Print, word for word, every line from the beginning of the listing up to and including the line with "const gapFrom = 13.3, gapTo". Pictures are to be excluded.
+-------+
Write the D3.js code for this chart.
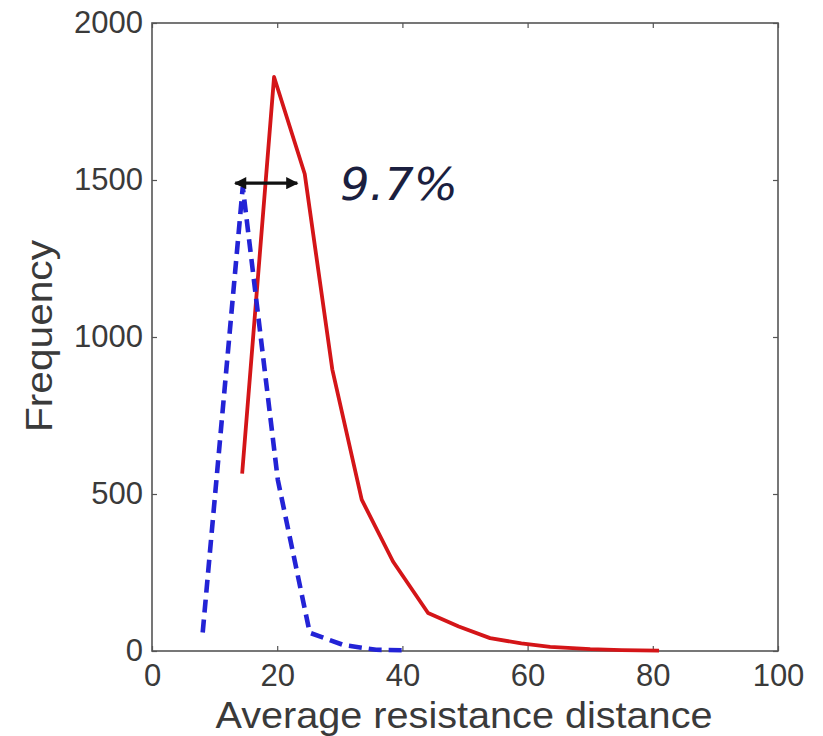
<!DOCTYPE html>
<html>
<head>
<meta charset="utf-8">
<script src="https://cdn.jsdelivr.net/npm/d3@7"></script>
<style>
  html, body { margin: 0; padding: 0; background: #fff; }
  svg { display: block; }
</style>
</head>
<body>
<svg id="chart" width="823" height="736"></svg>
<script>
// Distribution of average resistance distance (two networks)
const dashedX = [8.1, 14.5, 20.1, 25.2, 30.6, 35.8, 40.8];
const dashedY = [59, 1478, 545, 58, 19, 4, 2];

const solidX = [14.4, 19.5, 24.4, 28.8, 33.5, 38.5, 44.1, 49, 54, 59, 63.6, 70, 75, 81];
const solidY = [565, 1828, 1519, 897, 482, 285, 121, 78, 41, 24, 13, 6, 3, 1];

const xTicks = [0, 20, 40, 60, 80, 100];
const yTicks = [0, 500, 1000, 1500, 2000];

const gapLabel = "9.7%";
const gapFrom = 13.3, gapTo = 23.2, gapLevel = 1490;

const svg = d3.select("#chart");
const W = 823, H = 736;
const m = { left: 152, right: 45, top: 23, bottom: 85 };

const x = d3.scaleLinear().domain([0, 100]).range([m.left, W - m.right]);
const y = d3.scaleLinear().domain([0, 2000]).range([H - m.bottom, m.top]);

const axisColor = "#555";
const labelColor = "#3a3a3a";
const font = "'Liberation Sans', Arial, sans-serif";

// frame
svg.append("rect")
  .attr("x", x(0)).attr("y", y(2000))
  .attr("width", x(100) - x(0)).attr("height", y(0) - y(2000))
  .attr("fill", "none").attr("stroke", axisColor).attr("stroke-width", 1.6);

// axes with inward ticks on all four sides
const tickLen = 5;
const styleAxis = g => {
  g.select(".domain").remove();
  g.selectAll(".tick line").attr("stroke", axisColor).attr("stroke-width", 1.2);
  g.selectAll(".tick text")
    .attr("fill", labelColor)
    .style("font-family", font)
    .style("font-size", "31px");
};

svg.append("g").attr("transform", `translate(0,${y(0)})`)
  .call(d3.axisBottom(x).tickValues(xTicks).tickSize(-tickLen).tickPadding(13).tickFormat(d3.format("d")))
  .call(styleAxis);
svg.append("g").attr("transform", `translate(0,${y(2000)})`)
  .call(d3.axisTop(x).tickValues(xTicks).tickSize(-tickLen).tickFormat(""))
  .call(styleAxis);
svg.append("g").attr("transform", `translate(${x(0)},0)`)
  .call(d3.axisLeft(y).tickValues(yTicks).tickSize(-tickLen).tickPadding(9).tickFormat(d3.format("d")))
  .call(styleAxis);
svg.append("g").attr("transform", `translate(${x(100)},0)`)
  .call(d3.axisRight(y).tickValues(yTicks).tickSize(-tickLen).tickFormat(""))
  .call(styleAxis);

// axis titles
svg.append("text")
  .attr("x", 464).attr("y", 728)
  .attr("text-anchor", "middle")
  .attr("textLength", 497).attr("lengthAdjust", "spacingAndGlyphs")
  .attr("fill", labelColor)
  .style("font-family", font).style("font-size", "37px")
  .text("Average resistance distance");

svg.append("text")
  .attr("transform", "translate(52,336) rotate(-90)")
  .attr("text-anchor", "middle")
  .attr("textLength", 192).attr("lengthAdjust", "spacingAndGlyphs")
  .attr("fill", labelColor)
  .style("font-family", font).style("font-size", "37px")
  .text("Frequency");

// series
const line = d3.line().x(d => x(d[0])).y(d => y(d[1]));

svg.append("path")
  .datum(solidX.map((v, i) => [v, solidY[i]]))
  .attr("d", line)
  .attr("fill", "none")
  .attr("stroke", "#d41518")
  .attr("stroke-width", 3.8)
  .attr("stroke-linejoin", "round");

svg.append("path")
  .datum(dashedX.map((v, i) => [v, dashedY[i]]))
  .attr("d", line)
  .attr("fill", "none")
  .attr("stroke", "#2323d6")
  .attr("stroke-width", 4.6)
  .attr("stroke-dasharray", "13,7");

// double-headed arrow marking the shift between the peaks
const defs = svg.append("defs");
["start", "end"].forEach(k => {
  defs.append("marker")
    .attr("id", "arr-" + k)
    .attr("viewBox", "0 0 10 10")
    .attr("refX", 9).attr("refY", 5)
    .attr("markerWidth", 4).attr("markerHeight", 3.6)
    .attr("markerUnits", "strokeWidth")
    .attr("orient", "auto-start-reverse")
    .append("path").attr("d", "M0,0 L10,5 L0,10 Z").attr("fill", "#111");
});
svg.append("line")
  .attr("x1", x(gapFrom)).attr("x2", x(gapTo))
  .attr("y1", y(gapLevel)).attr("y2", y(gapLevel))
  .attr("stroke", "#111").attr("stroke-width", 3.4)
  .attr("marker-start", "url(#arr-start)")
  .attr("marker-end", "url(#arr-end)");

svg.append("text")
  .attr("x", 340).attr("y", 200)
  .attr("fill", "#1b1f3f")
  .style("font-family", "'DejaVu Sans', sans-serif")
  .style("font-style", "italic")
  .style("font-size", "44px")
  .attr("textLength", 118).attr("lengthAdjust", "spacingAndGlyphs")
  .text(gapLabel);
</script>
</body>
</html>
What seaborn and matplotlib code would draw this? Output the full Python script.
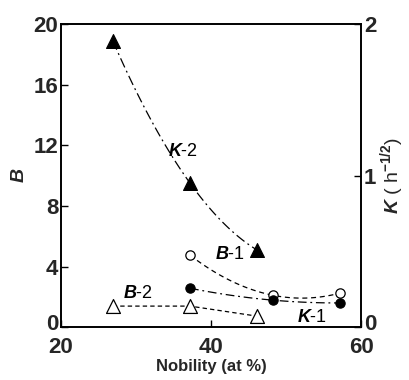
import matplotlib
matplotlib.use("Agg")
import matplotlib.pyplot as plt
import matplotlib.transforms as mtransforms
import seaborn as sns
import numpy as np
import pandas as pd

# Nobility (at %) and measured values
nobility_a = [26.9, 37.2, 46.1]
nobility_b = [37.2, 48.3, 57.2]
k2_values = [1.89, 0.95, 0.51]      # K-2, right axis (h^-1/2)
b2_values = [1.39, 1.39, 0.73]      # B-2, left axis
b1_values = [4.75, 2.10, 2.25]      # B-1, left axis
k1_values = [0.257, 0.178, 0.160]   # K-1, right axis (h^-1/2)

x_ticks = [20, 40, 60]
b_ticks = [0, 4, 8, 12, 16, 20]
k_ticks = [0, 1, 2]

sns.set_theme(style="white")
plt.rcParams["font.family"] = ["Liberation Sans", "DejaVu Sans"]
plt.rcParams["mathtext.fontset"] = "custom"
plt.rcParams["mathtext.rm"] = "Liberation Sans:bold"
plt.rcParams["mathtext.bf"] = "Liberation Sans:bold"
plt.rcParams["mathtext.it"] = "Liberation Sans:bold:italic"

fig = plt.figure(figsize=(4.09, 3.80), dpi=100)
ax = fig.add_axes([0.149, 0.139, 0.734, 0.798])
ax2 = ax.twinx()

df_a = pd.DataFrame({"x": nobility_a, "k2": k2_values, "b2": b2_values})
df_b = pd.DataFrame({"x": nobility_b, "b1": b1_values, "k1": k1_values})

lw = 0.9
# K-2 fitted curve (right axis)
sns.regplot(data=df_a, x="x", y="k2", order=2, ci=None, scatter=False, ax=ax2,
            color="black", line_kws=dict(lw=lw, ls=(0, (8, 3, 1.5, 3))))
sns.scatterplot(data=df_a, x="x", y="k2", ax=ax2, marker="^", s=100,
                color="black", edgecolor="black", linewidth=0.8, zorder=5)
# K-1 fitted curve (right axis)
sns.regplot(data=df_b, x="x", y="k1", order=2, ci=None, scatter=False, ax=ax2,
            color="black", line_kws=dict(lw=lw, ls=(0, (7, 3, 1.5, 3))))
sns.scatterplot(data=df_b, x="x", y="k1", ax=ax2, marker="o", s=45,
                color="black", edgecolor="black", linewidth=0.8, zorder=5)
# B-1 fitted curve (left axis)
sns.regplot(data=df_b, x="x", y="b1", order=2, ci=None, scatter=False, ax=ax,
            color="black", line_kws=dict(lw=lw, ls=(0, (4, 3))))
sns.scatterplot(data=df_b, x="x", y="b1", ax=ax, marker="o", s=45,
                facecolor="white", edgecolor="black", linewidth=0.9, zorder=5)
# B-2 (left axis)
sns.lineplot(data=df_a, x="x", y="b2", ax=ax, color="black", lw=lw,
             ls=(0, (3.5, 2.5)))
sns.scatterplot(data=df_a, x="x", y="b2", ax=ax, marker="^", s=100,
                facecolor="white", edgecolor="black", linewidth=0.9, zorder=5)

for a in (ax, ax2):
    a.set_xlim(20, 60)
    for s in a.spines.values():
        s.set_color("black")
        s.set_linewidth(1.2)
ax.set_ylim(0, 20)
ax2.set_ylim(0, 2)

ax.set_xticks(x_ticks)
ax.set_xticks([30, 50], minor=True)
ax.set_yticks(b_ticks)
ax2.set_yticks(k_ticks)
tick_font = dict(fontsize=16, fontweight="bold")
ax.set_xticklabels([str(v) for v in x_ticks], **tick_font)
ax.set_yticklabels([str(v) for v in b_ticks], **tick_font)
ax2.set_yticklabels([str(v) for v in k_ticks], **tick_font)
ax.tick_params(axis="both", which="both", direction="in", length=5,
               width=1, color="black", pad=2)
ax.tick_params(axis="x", which="major", pad=7)
ax.tick_params(axis="y", left=True, right=False)
ax.tick_params(axis="x", bottom=True, top=False)
ax2.tick_params(axis="y", direction="in", length=5, width=1, color="black",
                right=True, pad=2)

# Lift the two "0" labels slightly so they clear the x tick labels
lift = mtransforms.ScaledTranslation(0, 4 / 72, fig.dpi_scale_trans)
for lbl in (ax.get_yticklabels()[0], ax2.get_yticklabels()[0]):
    lbl.set_transform(lbl.get_transform() + lift)

ax.set_xlabel("Nobility (at %)", fontsize=12, fontweight="bold", labelpad=1)
ax.set_ylabel("$B$", fontsize=14, labelpad=4)
ax2.set_ylabel("$K$ ( h$^{-1/2}$)", fontsize=14, labelpad=1)

# Curve labels
lab = dict(fontsize=13, color="black", va="baseline")
ax.text(34.3, 11.3, "$K$-2", **lab)
ax.text(40.5, 4.5, "$B$-1", **lab)
ax.text(28.3, 1.9, "$B$-2", **lab)
ax.text(51.5, 0.35, "$K$-1", **lab)

fig.savefig("out.png", dpi=100)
+-------+
> FINAL RESULT:
Write the D3.js code for this chart.
<!DOCTYPE html>
<html>
<head>
<meta charset="utf-8">
<script src="https://cdn.jsdelivr.net/npm/d3@7"></script>
<style>
  html, body { margin: 0; padding: 0; background: #fff; }
  svg { display: block; }
</style>
</head>
<body>
<svg id="chart" width="823" height="736"></svg>
<script>
// Distribution of average resistance distance (two networks)
const dashedX = [8.1, 14.5, 20.1, 25.2, 30.6, 35.8, 40.8];
const dashedY = [59, 1478, 545, 58, 19, 4, 2];

const solidX = [14.4, 19.5, 24.4, 28.8, 33.5, 38.5, 44.1, 49, 54, 59, 63.6, 70, 75, 81];
const solidY = [565, 1828, 1519, 897, 482, 285, 121, 78, 41, 24, 13, 6, 3, 1];

const xTicks = [0, 20, 40, 60, 80, 100];
const yTicks = [0, 500, 1000, 1500, 2000];

const gapLabel = "9.7%";
const gapFrom = 13.3, gapTo = 23.2, gapLevel = 1490;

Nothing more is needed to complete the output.